こうした人や他の犬に対する社会的な行動にまで影響をしているのが、飼い主と犬の関係性です。

行動は全てつながっていきます。分離不安というくくりを設けることや診断を下すことに大きな価値があるとは思いませんが、「分離」という心理学の言葉が人と犬の関係性をよりわかりやすくしてくれるという意味では活用しています。犬のことを赤ちゃんと思っていませんか?という質問には、母経験のある飼い主さんは反応が高いです。子育ての経験のある母親なら一度もしくは数回は通った道なので赤ちゃんとの一体化した関係はすごくわかりやすいからです。赤ちゃんはみんな母と同一化しています。もともといっしょだったのですからね。そこからひとりの人として自律していくために最初に必要なことは母親との分離です。お母さんは自分とは違う存在、そして自分は自分なのです。

他の犬に極端におびえたり、拒否反応を示したり、走り回る興奮行動をしやすい犬の飼い主さんは「自分の犬は、自分のことを人だと思っているから犬を怖がるのだ」ということがあります。ですが冷静にみるとこれは逆ですね。犬だからこそ犬に対しては他の動物とは異なる反応を示してしまうのです。反応のあるときはまだ大丈夫です。犬はまだ自分が犬であることを忘れてしまってはいません。犬でなくなったときには目の輝きもうせてしまい、他の犬への反応もなくなってしまいます。他の犬がそばにいても、見えていないのではないかというほど視界に入っていないかのように振る舞います。犬の扉は固く閉まってしまったように。

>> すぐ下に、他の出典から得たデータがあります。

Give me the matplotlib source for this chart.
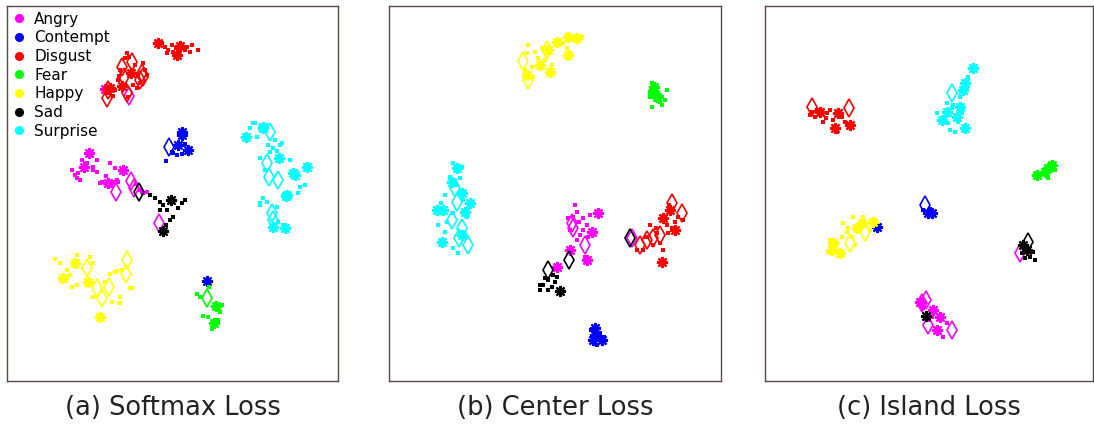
import matplotlib
matplotlib.use("Agg")
import matplotlib.pyplot as plt
from matplotlib.lines import Line2D

classes = ["Angry", "Contempt", "Disgust", "Fear", "Happy", "Sad", "Surprise"]
colors = ["#ff00ff", "#0000ff", "#ff0000", "#00ff00", "#ffff00", "#000000", "#00ffff"]
titles = ["(a) Softmax Loss", "(b) Center Loss", "(c) Island Loss"]

# 2-D embedding (x to the right, y downwards)
# --- (a) softmax loss ---
softmax_dot = {
    "Angry": [(72, 170), (75, 175), (80, 180), (97, 160), (93, 167), (100, 183), (110, 163),
              (115, 168), (118, 182), (140, 190), (143, 193), (78, 173), (97, 172), (87, 163),
              (117, 180), (77, 178), (93, 170), (102, 182), (113, 182), (142, 192), (147, 192),
              (82, 160), (106, 176), (111, 186), (136, 184)],
    "Contempt": [(173, 153), (177, 155), (182, 154), (166, 161), (172, 152), (185, 144)],
    "Disgust": [(165, 47), (168, 50), (172, 45), (187, 47), (192, 45), (198, 50), (173, 52),
                (185, 50), (162, 43), (167, 53), (127, 53), (125, 58), (120, 70), (118, 80),
                (135, 65), (143, 63), (140, 83), (137, 88), (133, 85), (108, 93), (115, 90),
                (128, 97), (147, 75), (129, 57), (119, 76), (145, 70), (138, 76), (176, 48),
                (190, 52), (113, 96)],
    "Fear": [(197, 294), (200, 297), (209, 287), (222, 305), (220, 312), (203, 316), (208, 317),
             (212, 329), (218, 320)],
    "Happy": [(55, 259), (60, 263), (67, 270), (77, 255), (90, 257), (93, 263), (72, 287),
              (115, 272), (122, 270), (110, 274), (130, 288), (120, 297), (120, 303), (112, 302),
              (93, 297), (77, 285), (117, 271), (132, 288), (119, 303), (70, 275), (105, 282)],
    "Sad": [(150, 195), (155, 198), (160, 202), (163, 205), (167, 210), (173, 217), (182, 203),
            (185, 200), (160, 210), (170, 220), (178, 208), (166, 225)],
    "Surprise": [(253, 123), (257, 137), (260, 158), (275, 140), (280, 145), (273, 148), (270, 152),
                 (300, 187), (305, 185), (298, 193), (263, 198), (260, 203), (267, 202), (278, 222),
                 (283, 225), (265, 170), (277, 151), (282, 143), (255, 123), (307, 165), (260, 205),
                 (250, 128), (268, 145), (290, 160), (277, 207)],
}
softmax_star = {
    "Angry": [(89, 153), (84, 167), (123, 170), (108, 183), (105, 89)],
    "Contempt": [(182, 132), (182, 135), (178, 145), (188, 150), (207, 281)],
    "Disgust": [(158, 43), (180, 46), (177, 55), (131, 73), (122, 86), (110, 88)],
    "Fear": [(216, 306), (214, 323)],
    "Happy": [(75, 263), (63, 278), (88, 282), (100, 317)],
    "Sad": [(171, 200), (163, 231)],
    "Surprise": [(246, 137), (263, 128), (279, 158), (295, 175), (287, 195), (273, 227),
                 (285, 228), (307, 167), (263, 127), (293, 173), (286, 196)],
}
softmax_diam = {
    "Angry": [(131, 181), (116, 192), (134, 188), (129, 96), (159, 223)],
    "Contempt": [(169, 147)],
    "Disgust": [(132, 62), (122, 67), (124, 77), (142, 73), (140, 80), (108, 90), (107, 98),
                (127, 93), (143, 77)],
    "Fear": [(207, 298)],
    "Happy": [(87, 268), (127, 260), (126, 274), (97, 288), (109, 287), (102, 298)],
    "Sad": [(139, 192)],
    "Surprise": [(270, 132), (267, 163), (269, 177), (278, 180), (272, 213), (273, 220)],
}

# --- (b) center loss ---
center_dot = {
    "Angry": [(575, 205), (577, 212), (568, 218), (583, 218), (587, 225), (580, 235), (588, 237),
              (577, 240), (583, 230), (585, 257), (573, 217), (590, 215), (570, 230), (579, 222)],
    "Contempt": [(591, 330), (600, 333), (597, 345), (604, 337)],
    "Disgust": [(650, 225), (667, 225), (678, 217), (683, 220), (668, 233), (657, 233), (660, 243),
                (663, 250), (637, 250), (643, 250), (653, 245), (675, 222), (669, 205),
                (646, 237), (656, 228), (672, 228)],
    "Fear": [(652, 83), (653, 90), (650, 97), (657, 100), (662, 97), (667, 90), (665, 100),
             (652, 107), (662, 105), (658, 93), (655, 88), (660, 102), (650, 92)],
    "Happy": [(528, 45), (527, 53), (535, 52), (542, 48), (532, 67), (552, 65), (563, 43),
              (567, 48), (570, 53), (538, 58), (525, 70), (533, 77), (582, 37), (545, 60)],
    "Sad": [(540, 290), (543, 285), (548, 280), (553, 275), (555, 282), (552, 287), (545, 278),
            (540, 285), (548, 290), (557, 277)],
    "Surprise": [(453, 163), (462, 167), (450, 177), (460, 178), (445, 195), (463, 200), (438, 225),
                 (445, 232), (453, 248), (458, 253), (467, 217), (447, 222), (453, 213),
                 (456, 185), (441, 203)],
}
center_star = {
    "Angry": [(598, 213), (592, 232), (570, 250), (587, 260), (557, 267)],
    "Contempt": [(595, 328), (593, 340), (602, 340), (595, 335)],
    "Disgust": [(663, 218), (675, 230), (662, 262), (670, 210)],
    "Fear": [(653, 93), (657, 97), (654, 87)],
    "Happy": [(557, 42), (577, 38), (568, 37), (540, 65), (550, 72), (568, 55), (548, 50), (527, 75)],
    "Sad": [(560, 291)],
    "Surprise": [(457, 168), (452, 182), (462, 193), (437, 210), (443, 210), (470, 203), (465, 212),
                 (442, 242), (462, 235)],
}
center_diam = {
    "Angry": [(573, 228), (585, 245), (572, 223), (632, 238)],
    "Contempt": [],
    "Disgust": [(672, 203), (640, 245), (653, 238), (647, 240), (660, 235), (682, 213)],
    "Fear": [],
    "Happy": [(523, 61), (528, 80), (547, 50)],
    "Sad": [(569, 260), (548, 270), (630, 238)],
    "Surprise": [(455, 188), (457, 202), (452, 220), (462, 228), (468, 245), (459, 238)],
}

# --- (c) island loss ---
island_dot = {
    "Angry": [(943, 337), (932, 317), (947, 323), (938, 333), (923, 308), (929, 320)],
    "Contempt": [(923, 210), (930, 209)],
    "Disgust": [(810, 115), (815, 117), (823, 122), (830, 110), (833, 120), (842, 117), (837, 132),
                (817, 110), (827, 113), (845, 122), (812, 112), (826, 118)],
    "Fear": [(1048, 178), (1055, 170), (1042, 173)],
    "Happy": [(828, 252), (842, 237), (847, 232), (853, 217), (863, 217), (843, 223), (852, 237),
              (855, 245), (837, 243), (860, 228), (870, 230), (830, 240), (835, 247), (848, 228)],
    "Sad": [(1030, 257), (1035, 260), (1033, 252), (1022, 253), (1025, 258)],
    "Surprise": [(968, 77), (967, 87), (960, 97), (952, 108), (948, 123), (955, 132), (937, 113),
                 (950, 130), (958, 122), (953, 105), (962, 113), (947, 103), (944, 117)],
}
island_star = {
    "Angry": [(920, 302), (933, 310), (940, 317), (937, 330)],
    "Contempt": [(928, 213), (932, 213), (877, 227)],
    "Disgust": [(850, 125), (835, 128), (820, 112), (838, 113)],
    "Fear": [(1037, 175), (1048, 168), (1052, 165), (1045, 172)],
    "Happy": [(833, 243), (840, 253), (862, 223), (873, 222), (857, 228), (832, 250)],
    "Sad": [(1023, 245), (1027, 250), (926, 316)],
    "Surprise": [(973, 68), (965, 83), (963, 90), (960, 107), (957, 117), (965, 128), (942, 120),
                 (947, 112)],
}
island_diam = {
    "Angry": [(926, 300), (928, 325), (952, 330), (922, 303), (1020, 253)],
    "Contempt": [(925, 205)],
    "Disgust": [(812, 107), (849, 108)],
    "Fear": [],
    "Happy": [(850, 243), (865, 232)],
    "Sad": [(1028, 242)],
    "Surprise": [(952, 93)],
}

panels = [(softmax_dot, softmax_star, softmax_diam),
          (center_dot, center_star, center_diam),
          (island_dot, island_star, island_diam)]
extents = [(7, 338), (389, 721), (765, 1093)]
top, bottom = 6, 381
W, H = 1094, 424

fig = plt.figure(figsize=(W / 100, H / 100), dpi=100)
for (dots, stars, diams), (x0, x1), title in zip(panels, extents, titles):
    ax = fig.add_axes([x0 / W, 1 - bottom / H, (x1 - x0) / W, (bottom - top) / H])
    for name, col in zip(classes, colors):
        pts = dots[name]
        if pts:
            ax.plot([p[0] for p in pts], [p[1] for p in pts], "s", color=col, ms=2.2, mew=0)
        pts = stars[name]
        if pts:
            ax.plot([p[0] for p in pts], [p[1] for p in pts], marker=(8, 2, 0), ls="none",
                    color=col, ms=8, mew=1.6)
        pts = diams[name]
        if pts:
            ax.plot([p[0] for p in pts], [p[1] for p in pts], "d", ls="none", mfc="none",
                    mec=col, ms=9, mew=1.2)
    ax.set_xlim(x0, x1)
    ax.set_ylim(bottom, top)
    ax.set_xticks([])
    ax.set_yticks([])
    for s in ax.spines.values():
        s.set_color("#5a4848")
        s.set_linewidth(1.0)
    fig.text((x0 + x1) / 2 / W, 1 - 408 / H, title, ha="center", va="center",
             fontsize=18.5, color="#222222")
    if title.startswith("(a)"):
        handles = [Line2D([], [], marker="o", ls="none", color=c, ms=5.5) for c in colors]
        ax.legend(handles, classes, loc="upper left", frameon=False, fontsize=11,
                  labelspacing=0.24, handletextpad=0.6, borderaxespad=0.0,
                  handlelength=0.8, borderpad=0.38)

fig.savefig("out.png", dpi=100)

犬をみておびえたり拒否反応をしたり興奮する犬は、犬である世界にいる犬たちです。お互いに「人」と「犬」として関係性を作っていくことで見えてくることがたくさんあります。人のことが好き、あの犬のことが好き、そんな小さな世界を一歩飛び出してみてください。好き嫌いは妄想の世界というコトバを聴いたことがあります。犬はファンタジーの世界の動物ではなくアニメのキャラクターでもないのですから、妄想の世界で見ていては変化の可能性のあるものにもフタをしてしまい変わっていくことすら許されなくなってしまいます。「うちの犬は先生のことが好きなんです。」といわれると、「いやいや違いますよ。」と思いますが、「うちの犬は先生といるときはいつもと違うんです。」といわれると、そのとおりだと感じることがあります。これは好き嫌いの世界ではないのです。

世界はひとりひとり自分たちの価値観で作られている。
見える人には見えるし、見えない人には見えない。

犬が犬である瞬間がなによりもすばらしいと感じると思う方、たくさんいると思います。
ぜひそんな時間を犬とともに過ごしてください。


グッドボーイハート七山へ向かうの道沿いにはお正月を迎える立派な門松が飾られています。
この季節、七山にはクリスマス的な色も雰囲気も一切ありません。
街中は明るく楽しくクリスマス一色。それはそれで個人の楽しみとしてはいいのだと思います。
山では受け継いてきたことを大切に守りぬいていく、そんな凛とした姿勢を感じます。
人と犬の関係は新しい文化ではなく、本当はすごく古い文化であると思うのです。